Schedule tests during stable periods to minimize seasonal effects. Use control segments to account for external shocks (e.g., marketing campaigns, holidays). Apply time-series analysis or include date/time variables in your models to adjust for trend and seasonality.

d) Recognizing and Correcting for Confounding Variables in Data

Use multivariate regression or propensity score matching to isolate the effect of your tested element from confounders like device type, traffic source, or user demographics. Regularly review data distributions to detect imbalance and adjust your randomization scheme accordingly.

6. Integrating Data-Driven Insights into Continuous Optimization

a) Automating Data Collection and Reporting Dashboards

Set up automated ETL (Extract, Transform, Load) pipelines using tools like Airflow, Segment, or custom scripts to aggregate data into centralized dashboards. Use platforms such as Tableau, Power BI, or Google Data Studio for real-time visualization.
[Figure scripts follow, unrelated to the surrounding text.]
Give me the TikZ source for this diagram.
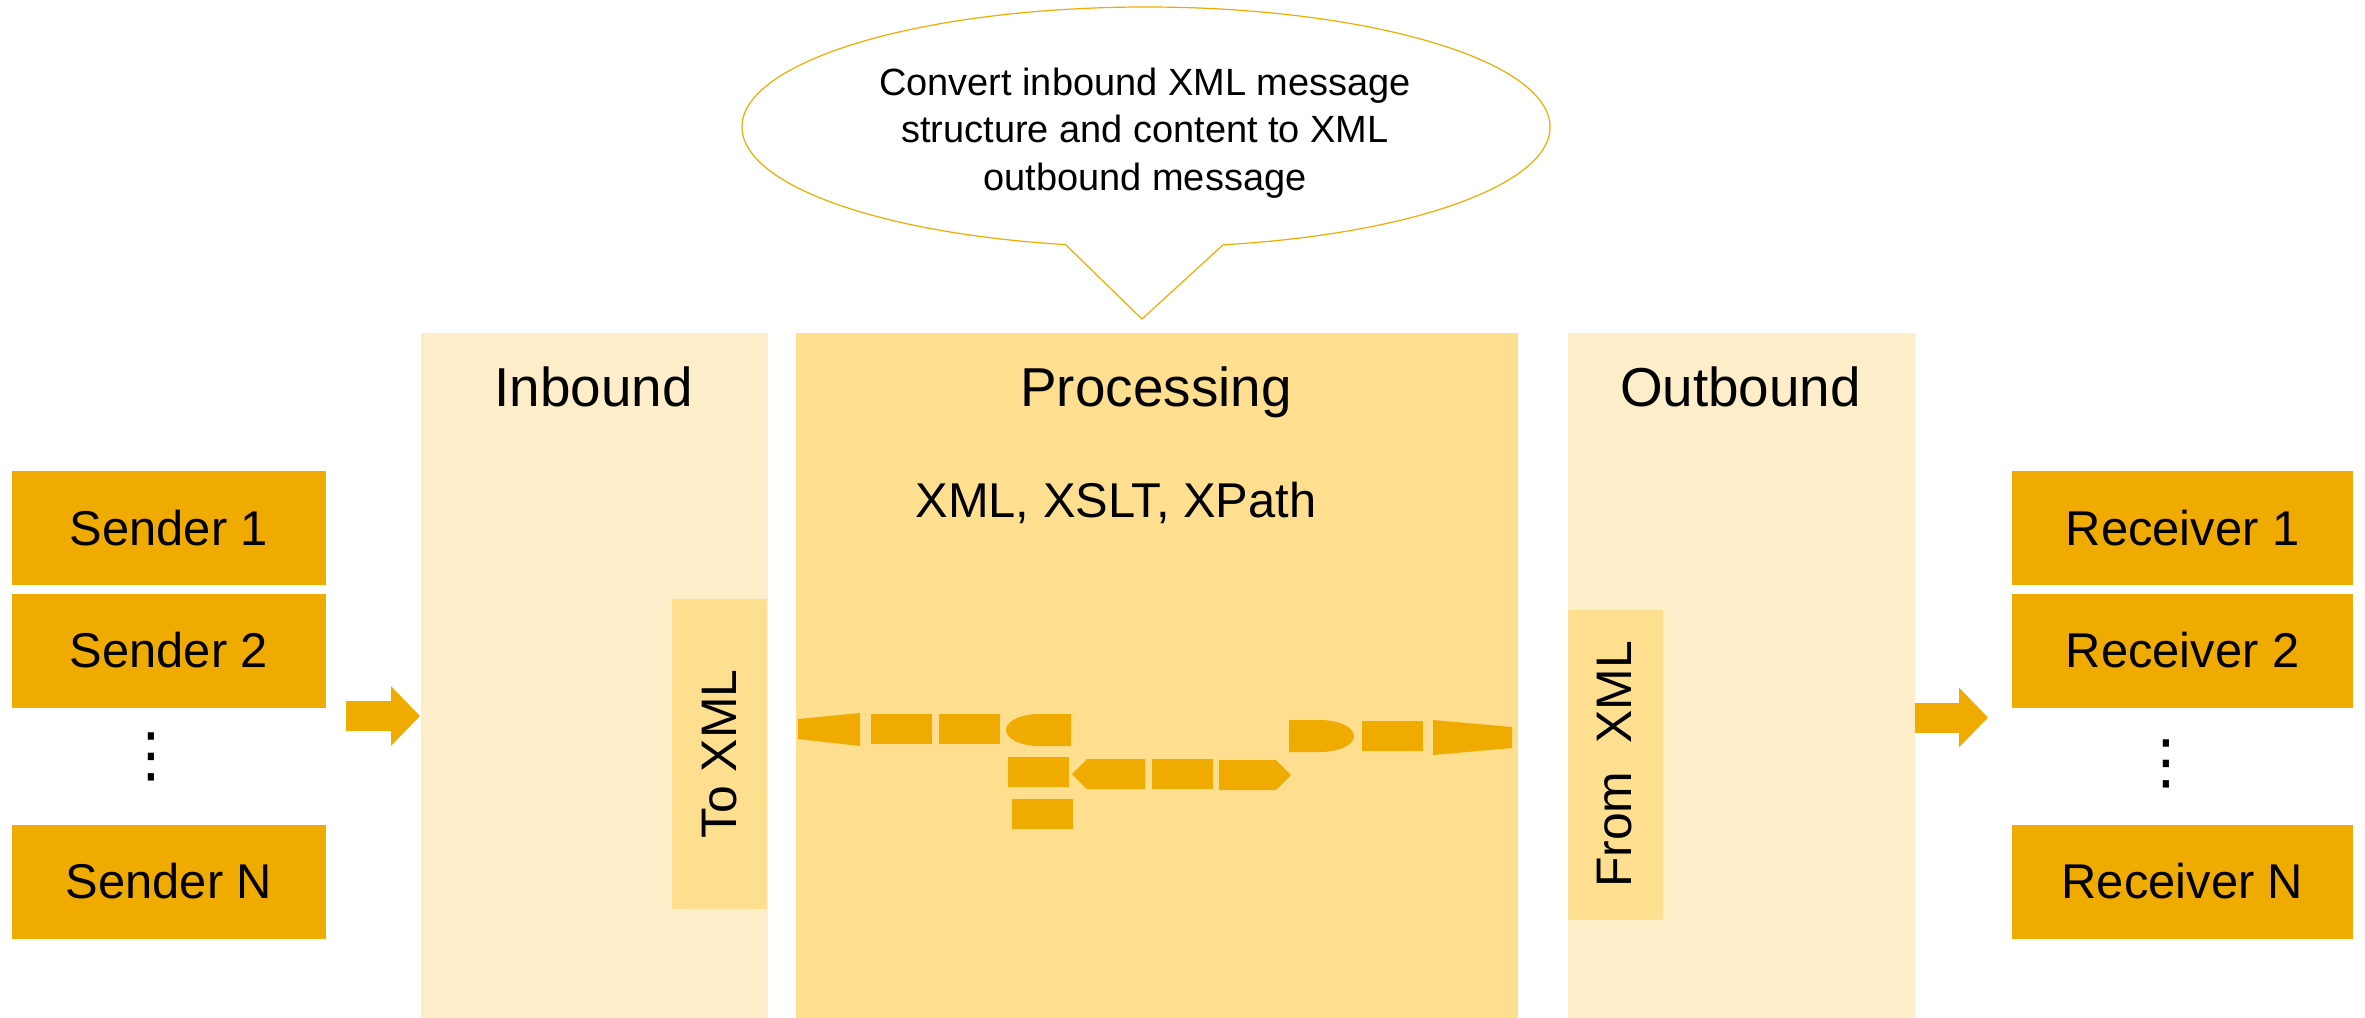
\documentclass[tikz,border=0pt]{standalone}
\usepackage{fontspec}
\setmainfont{Liberation Sans}
\newfontfamily\symfont{DejaVu Sans}
\usetikzlibrary{arrows.meta}
\definecolor{gold}{HTML}{F0AB00}
\definecolor{palegold}{HTML}{FDEDC8}
\definecolor{lightgold}{HTML}{FEDE8F}

\begin{document}
\begin{tikzpicture}[x=0.1mm,y=-0.1mm,
  party/.style={rectangle,fill=gold,inner sep=0,minimum height=11.4mm,font=\fontsize{13.9}{16.7}\selectfont},
  panel/.style={rectangle,anchor=north west,inner sep=0,minimum height=68.5mm},
  paneltitle/.style={anchor=base,font=\fontsize{15.6}{18.7}\selectfont},
  tag/.style={rectangle,rotate=90,fill=lightgold,inner sep=0,minimum width=31mm,minimum height=9.5mm,font=\fontsize{14.2}{17}\selectfont},
  dots/.style={inner sep=0,font=\symfont\fontsize{17}{20}\selectfont},
  bigarrow/.style={draw=gold,line width=3mm,-{Triangle[length=2.9mm,width=5.8mm]}},
  piece/.style={fill=gold}]
\useasboundingbox (0,0) rectangle (2365,1017);

% senders
\node[party,minimum width=31.4mm] (s1) at (169,528) {Sender 1};
\node[party,minimum width=31.4mm] (s2) at (169,650.5) {Sender 2};
\node[dots] (sdots) at (151,757) {⋮};
\node[party,minimum width=31.4mm] (sn) at (169,881.5) {Sender N};

% panels
\node[panel,fill=palegold,minimum width=34.7mm] (inbound) at (420,332) {};
\node[panel,fill=lightgold,minimum width=72.2mm] (processing) at (795,332) {};
\node[panel,fill=palegold,minimum width=34.7mm] (outbound) at (1567,332) {};
\node[paneltitle] (inboundtitle) at (593.5,406) {Inbound};
\node[paneltitle] (processingtitle) at (1156,406) {Processing};
\node[paneltitle] (outboundtitle) at (1740.5,406) {Outbound};
\node[anchor=base,font=\fontsize{13.9}{16.7}\selectfont] (tools) at (1116,517) {XML, XSLT, XPath};
\node[tag] (toxml) at (719.5,754) {To XML};
\node[tag] (fromxml) at (1615,764.5) {From\ \ XML};

% receivers
\node[party,minimum width=34.1mm] (r1) at (2182.5,528) {Receiver 1};
\node[party,minimum width=34.1mm] (r2) at (2182.5,650.5) {Receiver 2};
\node[dots] (rdots) at (2166,764) {⋮};
\node[party,minimum width=34.1mm] (rn) at (2182.5,881.5) {Receiver N};

% in and out
\coordinate (inarrow) at (346,716);
\draw[bigarrow] (inarrow) -- (inarrow -| inbound.west);
\coordinate (outarrow) at (1988,717.5);
\draw[bigarrow] (outarrow -| outbound.east) -- (outarrow);

% callout
\draw[gold,fill=white,line width=0.12mm] (1146,127) ++(79:404 and 120)
  arc[start angle=79,end angle=-258.5,x radius=404,y radius=120] -- (1142,319) -- cycle;
\node[align=center,font=\fontsize{10.8}{13.6}\selectfont] (note) at (1145,133)
  {Convert inbound XML message\\structure and content to XML\\outbound message};

% pipeline pieces
\foreach \x/\y in {871/714,939/714,1008/757,1152/759,1012/799,1362/721}
  \fill[piece] (\x,\y) rectangle ++(61,30);
\fill[piece] (798,719) -- (860,713) -- (860,746) -- (798,739) -- cycle;
\fill[piece] (1071,714) -- (1039,714) arc[start angle=-90,end angle=-270,x radius=33,y radius=16] -- (1071,746) -- cycle;
\fill[piece] (1072,774) -- (1087,759) -- (1145,759) -- (1145,789) -- (1087,789) -- cycle;
\fill[piece] (1219,760) -- (1276,760) -- (1291,775) -- (1276,790) -- (1219,790) -- cycle;
\fill[piece] (1289,720) -- (1320,720) arc[start angle=-90,end angle=90,x radius=34,y radius=16] -- (1289,752) -- cycle;
\fill[piece] (1433,720) -- (1512,727) -- (1512,748) -- (1433,755) -- cycle;
\end{tikzpicture}
\end{document}
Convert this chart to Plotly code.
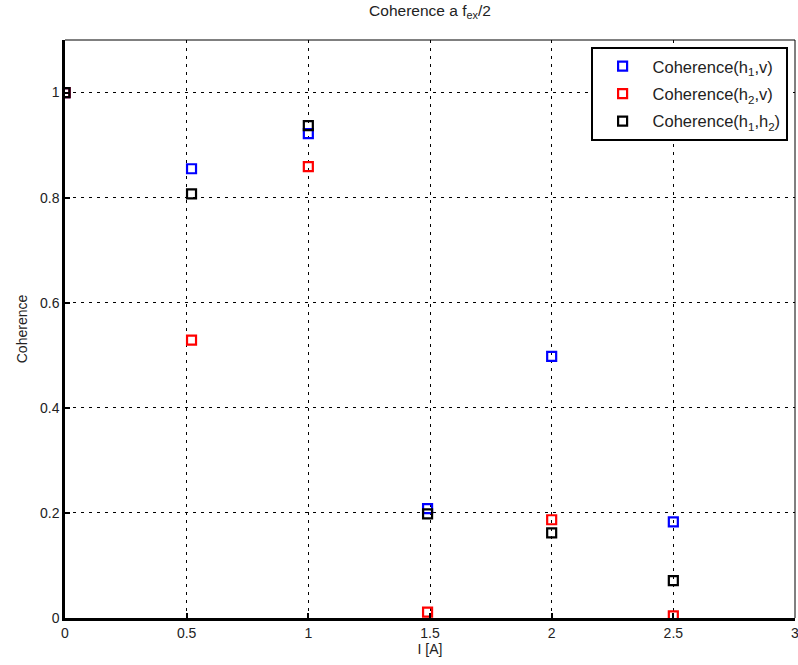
import plotly.graph_objects as go

# Data
current = [0.0, 0.52, 1.0, 1.49, 2.0, 2.5]
coh_h1_v = [1.0, 0.855, 0.922, 0.208, 0.498, 0.183]
coh_h2_v = [1.0, 0.529, 0.859, 0.011, 0.187, 0.004]
coh_h1_h2 = [1.0, 0.807, 0.937, 0.198, 0.162, 0.071]

series_names = ["Coherence(h<sub>1</sub>,v)", "Coherence(h<sub>2</sub>,v)", "Coherence(h<sub>1</sub>,h<sub>2</sub>)"]
series_values = [coh_h1_v, coh_h2_v, coh_h1_h2]
series_colors = ["#0000ff", "#ff0000", "#000000"]

x_ticks = [0, 0.5, 1, 1.5, 2, 2.5, 3]
x_tick_labels = ["0", "0.5", "1", "1.5", "2", "2.5", "3"]
y_ticks = [0, 0.2, 0.4, 0.6, 0.8, 1.0]
y_tick_labels = ["0", "0.2", "0.4", "0.6", "0.8", "1"]

font_family = "Liberation Sans, Arial, sans-serif"

fig = go.Figure()
for i, (name, vals, col) in enumerate(zip(series_names, series_values, series_colors)):
    fig.add_trace(go.Scatter(
        x=current, y=vals, mode="markers", name=name,
        legendgroup=f"g{i}",
        marker=dict(symbol="square-open", size=9, color=col, line=dict(width=2.2, color=col)),
    ))

axis_common = dict(
    showline=True, linecolor="black", linewidth=2.5, mirror=False,
    ticks="inside", ticklen=5, tickcolor="black", tickwidth=1.5,
    showgrid=True, gridcolor="black", gridwidth=1, griddash="3px,5px",
    zeroline=False, tickfont=dict(size=14, color="#222", family=font_family),
    automargin=False, ticklabeloverflow="allow",
)

fig.update_layout(
    width=798, height=665,
    margin=dict(l=65, r=3, t=40, b=47),
    paper_bgcolor="white", plot_bgcolor="white",
    font=dict(family=font_family, size=12, color="black"),
    title=dict(text="Coherence a f<sub>ex</sub>/2", xref="paper", x=0.5, xanchor="center",
               yref="container", y=0.992, yanchor="top",
               font=dict(size=15.5, color="#222", family=font_family)),
    xaxis=dict(range=[0, 3], tickvals=x_ticks, ticktext=x_tick_labels,
               title=dict(text="I [A]", standoff=2, font=dict(size=14, color="#222")), **axis_common),
    yaxis=dict(range=[0, 1.1], tickvals=y_ticks, ticktext=y_tick_labels,
               title=dict(text="Coherence", standoff=10, font=dict(size=14, color="#222")), **axis_common),
    showlegend=True,
    legend=dict(x=0.72, y=0.988, xanchor="left", yanchor="top",
                bgcolor="white", bordercolor="black", borderwidth=2,
                font=dict(size=16.5, color="#222", family=font_family),
                tracegroupgap=3, itemwidth=50),
    shapes=[
        dict(type="line", xref="paper", yref="paper", x0=0, x1=1, y0=1, y1=1,
             line=dict(color="black", width=1)),
        dict(type="line", xref="paper", yref="paper", x0=1, x1=1, y0=0, y1=1,
             line=dict(color="black", width=1)),
    ],
)

fig.write_html("out.html")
Ensure dashboards display key metrics, confidence intervals, and test statuses for quick decision-making.

b) Establishing Feedback Loops for Rapid Test Iteration

Create a structured process where insights from each test inform the next hypothesis. Use project management tools to track learnings and prioritize high-impact ideas. Implement rapid deployment pipelines with CI/CD practices to iterate quickly on winning variations, reducing time-to-impact.

c) Prioritizing Tests Based on Data-Driven Impact Assessments

Use scoring frameworks that combine potential lift, confidence level, and effort required. For example, assign scores to each hypothesis and focus on those with high scores—maximizing ROI. Incorporate predictive modeling to estimate the likely impact of tests before implementation.

d) Documenting Learnings and Updating Hypotheses for Future Tests

Maintain a comprehensive test log that records hypotheses, variations, results, and insights. Use this knowledge base to refine your understanding of user behavior, avoiding repetition of ineffective tests. Regularly review accumulated data to identify new opportunities or confirm previously successful changes.